Professor Seeger later returned to the US to serve as director of the Archives of Traditional Music at Indiana University Bloomington, where he also taught. He then moved to the Smithsonian Institution to assume the direction of the recently acquired Folkways Records and to become the first curator of the Smithsonian’s Folkways archival collection. He established the Smithsonian Folkways Recordings record label, where he was the executive producer for more than 250 CDs as well as a collaborator on DVDs and radio series. He was also the faculty director of the UCLA Ethnomusicology Archive.

Professor Seeger has been active in several professional organizations. He served as president of the Society for Ethnomusicology, president and secretary general of the International Council for Traditional Music, chair of the Research Archives Section of the International Association of Sound and Audiovisual Archives, and vice president of the Brazilian Association for Ethnomusicology. Professor Seeger was elected as a member of the American Academy of Arts and Sciences, and he received a Guggenheim research fellowship, among other grants.

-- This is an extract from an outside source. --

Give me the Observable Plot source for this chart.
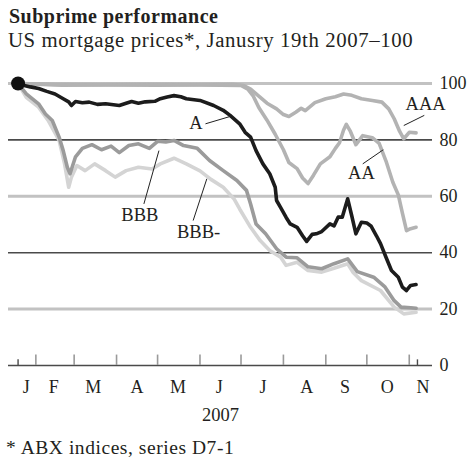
<!DOCTYPE html>
<html><head><meta charset="utf-8">
<script src="https://cdn.jsdelivr.net/npm/d3@7"></script>
<script src="https://cdn.jsdelivr.net/npm/@observablehq/plot@0.6"></script>
<style>
body{margin:0;background:#fff;}
#wrap{position:relative;width:467px;height:457px;font-family:"Liberation Serif","Times New Roman",serif;color:#231f20;overflow:hidden;}
#title{position:absolute;left:9px;top:6px;font-size:20px;font-weight:bold;line-height:1;white-space:nowrap;letter-spacing:0.5px;}
#sub{position:absolute;left:8px;top:29.5px;font-size:20.8px;line-height:1;white-space:nowrap;letter-spacing:0.6px;}
#chart{position:absolute;left:0;top:60px;}
#foot{position:absolute;left:6px;top:438px;font-size:19.5px;line-height:1;white-space:nowrap;letter-spacing:0.55px;}
</style></head>
<body>
<div id="wrap">
  <div id="title">Subprime performance</div>
  <div id="sub">US mortgage prices*, Janusry 19th 2007–100</div>
  <div id="chart"></div>
  <div id="foot">* ABX indices, series D7-1</div>
</div>
<script>
// ---- data ----
const seriesA = [
["2007-01-19",100],["2007-01-22",99.5],["2007-01-28",98.8],["2007-02-03",98.2],["2007-02-09",97.2],["2007-02-15",96.3],["2007-02-21",94.6],["2007-02-25",93.5],["2007-02-27",92.2],["2007-03-02",93.6],["2007-03-07",93.2],["2007-03-12",93.4],["2007-03-18",92.6],["2007-03-24",92.8],["2007-04-03",92.2],["2007-04-08",93.0],["2007-04-12",93.6],["2007-04-17",93.0],["2007-04-22",93.5],["2007-04-29",93.7],["2007-05-03",94.6],["2007-05-08",95.2],["2007-05-13",95.7],["2007-05-18",95.3],["2007-05-22",94.6],["2007-06-01",94.0],["2007-06-11",92.2],["2007-06-18",90.5],["2007-06-23",88.7],["2007-06-30",85.7],["2007-07-04",82.7],["2007-07-08",81],["2007-07-12",76.2],["2007-07-17",71.5],["2007-07-22",68],["2007-07-26",63.2],["2007-07-27",58.5],["2007-07-30",56],["2007-08-03",52.5],["2007-08-06",50.2],["2007-08-11",49],["2007-08-15",46],["2007-08-18",44],["2007-08-22",46.5],["2007-08-25",46.7],["2007-08-29",47.5],["2007-09-04",50.2],["2007-09-07",49.5],["2007-09-10",52.6],["2007-09-13",52.6],["2007-09-17",59.1],["2007-09-20",53],["2007-09-23",46.7],["2007-09-27",50.8],["2007-10-01",50.5],["2007-10-04",49.5],["2007-10-08",46],["2007-10-11",43.2],["2007-10-15",38.4],["2007-10-19",33.7],["2007-10-24",31.3],["2007-10-27",27.8],["2007-10-30",26.6],["2007-11-02",28.4],["2007-11-06",28.7]
];
const seriesAAA = [
["2007-01-19",100],["2007-02-15",99.7],["2007-03-20",99.6],["2007-04-25",99.7],["2007-05-30",99.6],["2007-06-25",99.7],["2007-07-03",99.3],["2007-07-08",98],["2007-07-14",95.5],["2007-07-20",93],["2007-07-27",91],["2007-08-01",89],["2007-08-05",88.3],["2007-08-10",89.8],["2007-08-14",91.2],["2007-08-17",90.4],["2007-08-24",93.2],["2007-09-01",94.6],["2007-09-08",95.3],["2007-09-14",96.3],["2007-09-20",95.8],["2007-09-27",94.6],["2007-10-05",94],["2007-10-12",93.4],["2007-10-17",91],["2007-10-21",87.5],["2007-10-25",83],["2007-10-28",80.4],["2007-11-01",82.7],["2007-11-06",82.5]
];
const seriesAA = [
["2007-01-19",100],["2007-02-20",99.4],["2007-03-25",99.5],["2007-04-30",99.4],["2007-06-01",99.5],["2007-07-01",99.3],["2007-07-06",98],["2007-07-10",95.5],["2007-07-14",91.5],["2007-07-20",87],["2007-07-26",82],["2007-08-01",76.5],["2007-08-05",72],["2007-08-11",69.8],["2007-08-15",66.5],["2007-08-19",64.5],["2007-08-23",67.5],["2007-08-28",71.5],["2007-09-04",74],["2007-09-08",77],["2007-09-11",79],["2007-09-14",83.5],["2007-09-16",85.5],["2007-09-19",83],["2007-09-23",78.3],["2007-09-28",81.5],["2007-10-05",80.8],["2007-10-10",78.8],["2007-10-15",72.5],["2007-10-20",65],["2007-10-24",60.5],["2007-10-27",54],["2007-10-30",47.8],["2007-11-02",48.5],["2007-11-06",49]
];
const seriesBBB = [
["2007-01-19",100],["2007-01-25",96.3],["2007-02-03",92.8],["2007-02-08",89.2],["2007-02-13",86.9],["2007-02-18",81],["2007-02-21",76.2],["2007-02-24",70.3],["2007-02-26",68],["2007-03-02",74],["2007-03-07",77],["2007-03-14",78.3],["2007-03-21",76.5],["2007-03-28",77.8],["2007-04-03",75.5],["2007-04-10",78],["2007-04-17",78.6],["2007-04-25",77],["2007-05-01",79.5],["2007-05-07",79.3],["2007-05-13",79.8],["2007-05-20",78],["2007-05-30",77],["2007-06-08",72.7],["2007-06-18",69.1],["2007-06-28",65.6],["2007-07-05",62.1],["2007-07-08",57.3],["2007-07-12",50.2],["2007-07-19",46.7],["2007-07-27",41.4],["2007-08-03",38.4],["2007-08-11",38.2],["2007-08-19",35],["2007-08-29",34.3],["2007-09-07",36.1],["2007-09-17",37.8],["2007-09-24",33.3],["2007-10-06",31.3],["2007-10-14",28],["2007-10-21",23],["2007-10-26",20.7],["2007-11-02",20.5],["2007-11-06",20.3]
];
const seriesBBBminus = [
["2007-01-19",100],["2007-01-25",95.1],["2007-02-03",91.6],["2007-02-10",86.9],["2007-02-18",79.8],["2007-02-22",71.5],["2007-02-25",63.2],["2007-02-27",66.8],["2007-03-03",70.9],["2007-03-09",69.1],["2007-03-16",71.5],["2007-03-24",69.1],["2007-03-31",66.8],["2007-04-08",69.1],["2007-04-17",70.3],["2007-04-27",69.7],["2007-05-03",71.5],["2007-05-13",73.5],["2007-05-22",71.5],["2007-06-01",69],["2007-06-09",66],["2007-06-18",63.2],["2007-06-26",59],["2007-06-30",55.5],["2007-07-08",49],["2007-07-15",44.3],["2007-07-22",40.8],["2007-07-30",38.4],["2007-08-03",35.5],["2007-08-11",36.6],["2007-08-19",33.7],["2007-08-29",33.1],["2007-09-07",34.5],["2007-09-17",36.1],["2007-09-21",33],["2007-09-27",30.1],["2007-10-11",26.6],["2007-10-21",20.7],["2007-10-28",18.3],["2007-11-06",18.9]
];

const yTicks = [0, 20, 40, 60, 80, 100];
const monthLabels = ["J","F","M","A","M","J","J","A","S","O","N"];
const monthLabelDates = ["2007-01-25","2007-02-14","2007-03-15","2007-04-16","2007-05-16","2007-06-15","2007-07-17","2007-08-18","2007-09-15","2007-10-16","2007-11-11"];
const monthTickDates = ["2007-02-01","2007-03-01","2007-04-01","2007-05-01","2007-06-01","2007-07-01","2007-08-01","2007-09-01","2007-10-01","2007-11-01"];
const endTickDates = ["2007-01-19","2007-11-07"];
const yearLabel = "2007";
const yearLabelDate = "2007-06-16";

const seriesNames = ["A","AAA","AA","BBB","BBB-"];
const labelDates = ["2007-05-29","2007-11-13","2007-09-27","2007-04-18","2007-05-31"];
const labelValues = [85.9, 92.8, 68.1, 53.2, 47.3];
const leaderFrom = [["2007-06-05",85.7],["2007-10-28",85.1],["2007-09-28",71.5],["2007-04-21",57.3],["2007-05-27",51.4]];
const leaderTo   = [["2007-06-23",88.3],["2007-11-12",88.7],["2007-10-13",76.5],["2007-05-02",76.2],["2007-06-06",66.2]];

// ---- build ----
const parse = d3.utcParse("%Y-%m-%d");
const toRows = (name, arr) => arr.map(([d, v]) => ({name, date: parse(d), value: v}));
const colors = {"AAA":"#b3b3b3","AA":"#b3b3b3","BBB-":"#d4d4d4","BBB":"#9b9b9b","A":"#1c1c1c"};
const order = [["AAA", seriesAAA], ["AA", seriesAA], ["BBB-", seriesBBBminus], ["BBB", seriesBBB], ["A", seriesA]];
const lineMarks = order.map(([n, arr]) => Plot.line(toRows(n, arr), {x: "date", y: "value", stroke: colors[n], strokeWidth: 3.6, strokeLinejoin: "round", strokeLinecap: "round"}));

const xDomain = [parse("2007-01-12"), parse("2007-11-18")];
const lightGrid = yTicks.filter(v => v === 100 || v === 60 || v === 20);
const darkGrid = yTicks.filter(v => v === 80 || v === 40 || v === 0);

const labels = seriesNames.map((n, i) => ({text: n, date: parse(labelDates[i]), value: labelValues[i]}));
const leaders = seriesNames.map((n, i) => ({x1: parse(leaderFrom[i][0]), y1: leaderFrom[i][1], x2: parse(leaderTo[i][0]), y2: leaderTo[i][1]}));

const chart = Plot.plot({
  width: 467, height: 370,
  marginLeft: 8, marginRight: 35, marginTop: 23, marginBottom: 65,
  x: {type: "utc", domain: xDomain, axis: null},
  y: {domain: [0, 100], axis: null},
  style: {fontFamily: "'Liberation Serif', 'Times New Roman', serif", background: "white", color: "#231f20", overflow: "visible"},
  marks: [
    Plot.ruleY(lightGrid, {y: d => d, stroke: "#c2c2c2", strokeWidth: 3}),
    Plot.ruleY(darkGrid, {y: d => d, stroke: "#4a4a4a", strokeWidth: 1.6}),
    Plot.ruleX(monthTickDates.map(parse), {x: d => d, y1: 0, y2: 3.7, stroke: "#9a9a9a", strokeWidth: 1.6}),
    Plot.ruleX(endTickDates.map(parse), {x: d => d, y1: 0, y2: 2, stroke: "#4a4a4a", strokeWidth: 1.4}),
    ...lineMarks,
    Plot.dot([{date: parse(seriesA[0][0]), value: seriesA[0][1]}], {x: "date", y: "value", r: 7, fill: "#111", stroke: "none"}),
    Plot.link(leaders, {x1: "x1", y1: "y1", x2: "x2", y2: "y2", stroke: "#222", strokeWidth: 1}),
    Plot.text(labels, {x: "date", y: "value", text: "text", fontSize: 18.5, fill: "#231f20"}),
    Plot.text(yTicks, {x: () => xDomain[1], y: d => d, text: d => String(d), textAnchor: "start", dx: 7, fontSize: 18, fill: "#231f20"}),
    Plot.text(monthLabels, {x: (d, i) => parse(monthLabelDates[i]), y: () => 0, text: d => d, dy: 21.3, fontSize: 18, fill: "#231f20"}),
    Plot.text([yearLabel], {x: () => parse(yearLabelDate), y: () => 0, text: d => d, dy: 50, fontSize: 18.5, fill: "#231f20"})
  ]
});
document.getElementById("chart").appendChild(chart);
</script>
</body></html>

He was awarded the Tai Chi Traditional Music Prize for lifetime achievement from the Central Conservatory of Music in Beijing and also received the Lifetime Contribution Award from the Brazilian Studies Association.

Professor Seeger has published three books, four coedited volumes, and more than 120 articles and book chapters on the music and culture of Indigenous Brazilians, Indigenous rights issues, ethnomusicology, audiovisual archiving, American music, intellectual property, and other subjects. Among Professor Seeger’s books are Nature and Society in Central Brazil: The Suya Indians of Mato Grosso and Why Suyá Sing: A Musical Anthropology of an Amazonian People. With Dr. Shubha Chaudhuri, he coedited Archives for the Future: Global Perspectives on Audiovisual Archives in the 21st Century. Additionally, he produced and presented a 1988 series of six 30-minute radio shows for the BBC on American traditional music. Professor Seeger now lectures in the US and abroad.